Handing the review back to a model does not break the loop either. An LLM reviewing LLM output samples from the same distribution that produced the bug. It rates the idiomatic-looking query function as fine for the same reason it wrote one. Catching the defect requires an out-of-distribution check - an adversary’s mental model applied to the code, asking not whether this returns the right answer but what is the worst input that can be routed through this line. That model is not in the weights. It is in the reviewer who has run the incident.

This is where rejecting working code earns its cost. Hand-writing the function forces the author to hold the invariants - which value is attacker-controlled, where the trust boundary sits, which path must fail closed. The invariants live in the author’s head, not in the syntax. Accepting generated code inherits the output and discards the invariants. The code arrives with no model of what it must never do. Rejecting it and re-deriving the logic reconstructs the negative space, the set of states the function is required to refuse. Tests assert presence of intended behavior. The negative space is unbounded and untested by definition.

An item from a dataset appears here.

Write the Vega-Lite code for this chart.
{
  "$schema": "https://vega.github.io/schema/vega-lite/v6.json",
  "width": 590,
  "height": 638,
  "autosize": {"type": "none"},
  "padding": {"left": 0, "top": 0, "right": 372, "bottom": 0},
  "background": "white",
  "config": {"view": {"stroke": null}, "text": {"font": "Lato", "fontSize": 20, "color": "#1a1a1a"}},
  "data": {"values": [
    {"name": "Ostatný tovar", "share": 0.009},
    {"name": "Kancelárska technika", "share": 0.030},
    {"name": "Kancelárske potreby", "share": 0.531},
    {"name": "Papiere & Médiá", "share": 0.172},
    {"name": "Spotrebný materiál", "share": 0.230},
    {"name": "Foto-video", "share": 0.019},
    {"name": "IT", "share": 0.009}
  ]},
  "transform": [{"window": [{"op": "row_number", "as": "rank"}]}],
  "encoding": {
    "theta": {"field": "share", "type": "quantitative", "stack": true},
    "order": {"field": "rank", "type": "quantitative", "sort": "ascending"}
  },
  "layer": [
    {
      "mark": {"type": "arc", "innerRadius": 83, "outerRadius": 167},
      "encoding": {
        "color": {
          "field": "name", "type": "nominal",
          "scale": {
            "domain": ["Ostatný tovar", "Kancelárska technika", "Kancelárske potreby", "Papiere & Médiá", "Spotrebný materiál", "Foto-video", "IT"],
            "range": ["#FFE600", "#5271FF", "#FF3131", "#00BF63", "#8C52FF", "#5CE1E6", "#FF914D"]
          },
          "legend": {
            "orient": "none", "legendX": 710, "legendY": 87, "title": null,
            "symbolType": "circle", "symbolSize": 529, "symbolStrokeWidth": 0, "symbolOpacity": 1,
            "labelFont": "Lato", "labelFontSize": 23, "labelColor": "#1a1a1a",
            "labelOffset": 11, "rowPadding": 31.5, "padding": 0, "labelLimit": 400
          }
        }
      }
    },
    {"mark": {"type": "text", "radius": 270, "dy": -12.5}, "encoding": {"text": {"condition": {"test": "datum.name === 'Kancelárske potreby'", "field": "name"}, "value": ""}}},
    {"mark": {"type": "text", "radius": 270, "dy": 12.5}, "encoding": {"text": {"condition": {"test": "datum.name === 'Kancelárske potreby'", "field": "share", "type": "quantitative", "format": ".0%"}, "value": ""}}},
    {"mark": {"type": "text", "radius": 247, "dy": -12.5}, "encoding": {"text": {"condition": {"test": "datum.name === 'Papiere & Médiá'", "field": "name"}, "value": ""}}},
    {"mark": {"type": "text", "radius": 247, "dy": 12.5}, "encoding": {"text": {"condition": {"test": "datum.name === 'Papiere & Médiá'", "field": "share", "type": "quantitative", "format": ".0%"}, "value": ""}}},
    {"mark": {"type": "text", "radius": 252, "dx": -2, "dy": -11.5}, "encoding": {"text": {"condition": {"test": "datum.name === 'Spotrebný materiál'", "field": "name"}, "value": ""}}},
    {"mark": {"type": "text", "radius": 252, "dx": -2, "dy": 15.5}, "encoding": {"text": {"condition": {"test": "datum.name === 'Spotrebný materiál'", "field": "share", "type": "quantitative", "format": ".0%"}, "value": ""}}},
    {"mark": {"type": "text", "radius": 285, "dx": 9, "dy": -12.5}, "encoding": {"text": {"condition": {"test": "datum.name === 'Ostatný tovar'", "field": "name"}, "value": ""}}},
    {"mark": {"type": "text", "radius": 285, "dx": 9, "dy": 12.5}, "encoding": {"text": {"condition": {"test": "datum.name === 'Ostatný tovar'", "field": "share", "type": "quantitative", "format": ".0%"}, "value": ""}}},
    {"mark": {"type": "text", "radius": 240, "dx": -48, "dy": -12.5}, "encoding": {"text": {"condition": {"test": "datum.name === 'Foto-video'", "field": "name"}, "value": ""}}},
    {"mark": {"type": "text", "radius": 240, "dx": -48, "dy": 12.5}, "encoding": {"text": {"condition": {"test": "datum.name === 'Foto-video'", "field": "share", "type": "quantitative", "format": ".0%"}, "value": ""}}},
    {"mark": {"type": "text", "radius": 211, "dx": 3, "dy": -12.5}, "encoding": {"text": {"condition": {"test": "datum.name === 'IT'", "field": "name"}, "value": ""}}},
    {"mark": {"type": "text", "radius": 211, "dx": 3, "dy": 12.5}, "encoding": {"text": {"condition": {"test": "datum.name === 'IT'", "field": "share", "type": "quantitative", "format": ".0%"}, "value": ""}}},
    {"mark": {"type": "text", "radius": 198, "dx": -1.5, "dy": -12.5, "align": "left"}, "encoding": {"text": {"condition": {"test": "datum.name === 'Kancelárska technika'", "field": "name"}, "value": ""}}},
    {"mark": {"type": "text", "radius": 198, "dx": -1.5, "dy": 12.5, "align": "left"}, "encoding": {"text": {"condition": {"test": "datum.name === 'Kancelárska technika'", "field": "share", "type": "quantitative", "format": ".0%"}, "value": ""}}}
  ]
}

The supply chain version is worse, because there the broken state was the safe one. LLMs hallucinate dependency names. Research across 2024 and 2025 found models recommending packages that do not exist at a meaningful and repeatable rate, and attackers registering the hallucinated names to serve their own code. The phenomenon got a name, slopsquatting. Here the it-works heuristic actively misleads. The generated import fails because the package is missing, and the obvious fix, install the missing package, walks straight into attacker-controlled code. T1195, supply chain compromise. The state where the code did not run was the state that had not yet been compromised.

None of this surfaces at commit time. It surfaces in production as the alert nobody wanted. The injectable query becomes SQLi in the WAF logs, triaged after exfiltration. The deserializer becomes a T1059 interpreter spawned under the application server, visible in Sysmon Event ID 1 once someone goes looking. The predictable token becomes a hijacked session with zero failed-authentication events, because nothing failed - the attacker computed a valid one. Review is the cheapest point in the lifecycle to kill any of these. Every later stage costs more, through CI, staging, production, and incident response, in that order of increasing pain.

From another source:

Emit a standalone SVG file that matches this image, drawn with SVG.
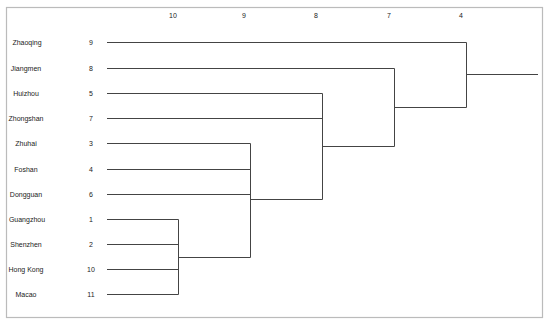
<svg xmlns="http://www.w3.org/2000/svg" width="550" height="330" viewBox="0 0 550 330">
<style>
.t{font-family:"Liberation Sans",Arial,sans-serif;font-size:7px;fill:#222;text-anchor:middle}
.c{fill:none;stroke:#444;stroke-width:1}
</style>
<rect x="0" y="0" width="550" height="330" fill="#fff"/>
<rect x="6.5" y="7.5" width="536" height="310" fill="none" stroke="#bbb" stroke-width="1.2"/>
<g id="axis">
<text class="t" x="173" y="18">10</text>
<text class="t" x="244" y="18">9</text>
<text class="t" x="316" y="18">8</text>
<text class="t" x="389" y="18">7</text>
<text class="t" x="461" y="18">4</text>
</g>
<g id="n9"><text class="t" x="27" y="45">Zhaoqing</text><text class="t" x="91" y="45">9</text></g>
<g id="n8"><text class="t" x="26" y="70.5">Jiangmen</text><text class="t" x="91" y="70.5">8</text></g>
<g id="n5"><text class="t" x="26" y="95.5">Huizhou</text><text class="t" x="91" y="95.5">5</text></g>
<g id="n7"><text class="t" x="26" y="120.5">Zhongshan</text><text class="t" x="91" y="120.5">7</text></g>
<g id="n3"><text class="t" x="26" y="146">Zhuhai</text><text class="t" x="91" y="146">3</text></g>
<g id="n4"><text class="t" x="26" y="171.5">Foshan</text><text class="t" x="91" y="171.5">4</text></g>
<g id="n6"><text class="t" x="26" y="196.5">Dongguan</text><text class="t" x="91" y="196.5">6</text></g>
<g id="n1"><text class="t" x="27" y="221.5">Guangzhou</text><text class="t" x="91" y="221.5">1</text></g>
<g id="n2"><text class="t" x="26" y="246.5">Shenzhen</text><text class="t" x="91" y="246.5">2</text></g>
<g id="n10"><text class="t" x="26" y="271.5">Hong Kong</text><text class="t" x="91" y="271.5">10</text></g>
<g id="n11"><text class="t" x="26" y="296.5">Macao</text><text class="t" x="91" y="296.5">11</text></g>
<g id="connectors">
<path class="c" d="M107 219.5H178.5M107 244.5H178.5M107 269.5H178.5M107 294.5H178.5M178.5 219.5V294.5M178.5 257.5H250.5"/>
<path class="c" d="M107 143.5H250.5M107 169.5H250.5M107 194.5H250.5M250.5 143.5V257.5M250.5 199.5H322.5"/>
<path class="c" d="M107 93.5H322.5M107 118.5H322.5M322.5 93.5V199.5M322.5 146.5H394.5"/>
<path class="c" d="M107 68.5H394.5M394.5 68.5V146.5M394.5 107.5H466.5"/>
<path class="c" d="M107 42.5H466.5M466.5 42.5V107.5M466.5 74.5H538"/>
</g>
</svg>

Log4Shell is the canonical case. CVE-2021-44228, CVSS 10.0. JNDI lookups embedded in logged strings functioned exactly as designed. The feature worked. The feature was the vulnerability. Functional correctness was complete and entirely beside the point. That is the principle in one CVE - working describes behavior, not safety, and the two are independent until a human proves otherwise.

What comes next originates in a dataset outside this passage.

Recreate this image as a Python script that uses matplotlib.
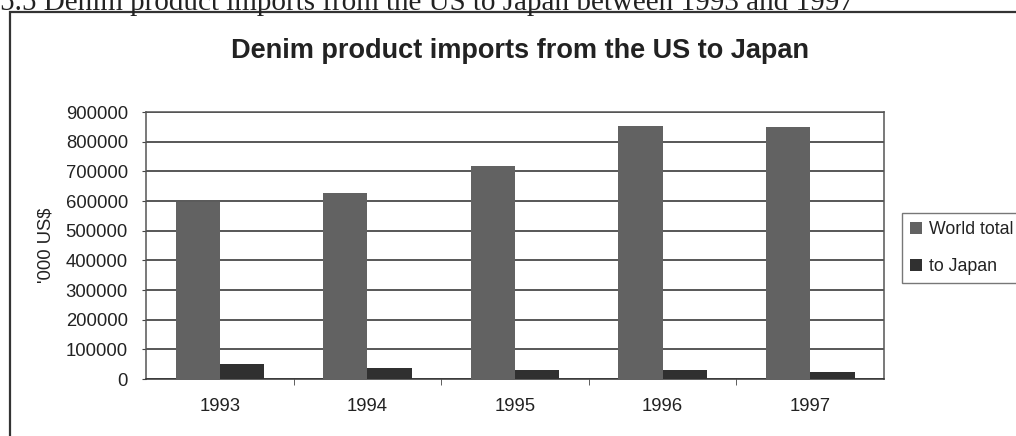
import numpy as np
import matplotlib.pyplot as plt
from matplotlib.patches import Rectangle

# denim imports, '000 US$
years = ['1993', '1994', '1995', '1996', '1997']
world_total = [596000, 628000, 718000, 852000, 850000]
to_japan = [50000, 37000, 32000, 30000, 24000]

plt.rcParams['font.family'] = 'Liberation Sans'

fig = plt.figure(figsize=(10.16, 4.36), dpi=100)
ax = fig.add_axes([0.1437, 0.1307, 0.7264, 0.6124])

x = np.arange(len(years))
w = 0.30
ax.bar(x - w / 2, world_total, w, color='#626262', label='World total', zorder=3)
ax.bar(x + w / 2, to_japan, w, color='#303030', label='to Japan', zorder=3)

ax.set_xlim(-0.5, len(years) - 0.5)
ax.set_ylim(0, 900000)
ax.set_yticks(np.arange(0, 900001, 100000))
ax.yaxis.grid(True, color='#4a4a4a', lw=1.3, zorder=1)
ax.set_axisbelow(True)

# year labels at the centres, tick marks between groups
ax.set_xticks(x)
ax.set_xticklabels(years, fontsize=13.3, color='#222222')
ax.tick_params(axis='x', length=0, pad=14)
ax.set_xticks(np.arange(0.5, len(years) - 0.5), minor=True)
ax.tick_params(axis='x', which='minor', length=4, color='#444444')
ax.tick_params(axis='y', labelsize=13.3, labelcolor='#222222', length=3, color='#444444', pad=10)

for s in ax.spines.values():
    s.set_color('#555555')
    s.set_linewidth(1.1)
ax.spines['bottom'].set_color('#333333')

ax.set_ylabel("'000 US$", fontsize=13.3, color='#222222', labelpad=8)

fig.text(0.512, 0.882, 'Denim product imports from the US to Japan',
         ha='center', va='center', fontsize=19.5, fontweight='bold', color='#222222')

leg = ax.legend(loc='upper left', bbox_to_anchor=(902 / 1016, 1 - 213 / 436),
                bbox_transform=fig.transFigure, fontsize=12.8, frameon=True,
                fancybox=False, edgecolor='#555555', handlelength=0.65,
                handleheight=0.65, handletextpad=0.4, labelspacing=1.15,
                borderpad=0.45, borderaxespad=0)
leg.get_frame().set_linewidth(1.0)
for t in leg.get_texts():
    t.set_color('#222222')

# outer chart border and the caption line above it
fig.patches.append(Rectangle((10 / 1016, -0.2), 1.2, 1.2 - 12 / 436,
                             transform=fig.transFigure, fill=False,
                             edgecolor='#333333', lw=1.6))
fig.text(0.0, 1 - 10 / 436, '5.5 Denim product imports from the US to Japan between 1993 and 1997',
         ha='left', va='baseline', fontsize=21, family='Liberation Serif', color='#222222')

fig.savefig('out.png', dpi=100)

The reject decision is also the cheapest one available. A defect killed at review costs the minutes spent reading it. The same defect found in production costs the incident - detection lag, IR hours, disclosure obligations, and whatever the attacker did inside the dwell window. The multiplier between those two points is not marginal. Accepting working-but-unreviewed code trades minutes now for an unknown, attacker-defined cost later. That trade only looks good while the build is green.

The stance is not anti-AI. It is a gate. Generated code enters as a proposal, never as a commit. It earns merge by passing the scrutiny applied to a pull request from an untrusted external contributor, because functionally that is what it is. Provenance unknown. Intent absent. Threat model not included. So I read every line. I model the inputs an adversary controls. I confirm the thing fails closed. I reject anything I cannot fully account for, even when every test is green, and especially when every test is green, because green is what tempts the skip.

The test suite proves the presence of intended behavior. It does not prove the absence of unintended capability. No checkmark covers the negative space, and the negative space is where exploitation lives. Working code that the reviewer does not understand is not an asset. It is unreviewed attack surface with a passing build, and accepting it is a decision to find out what it does in production.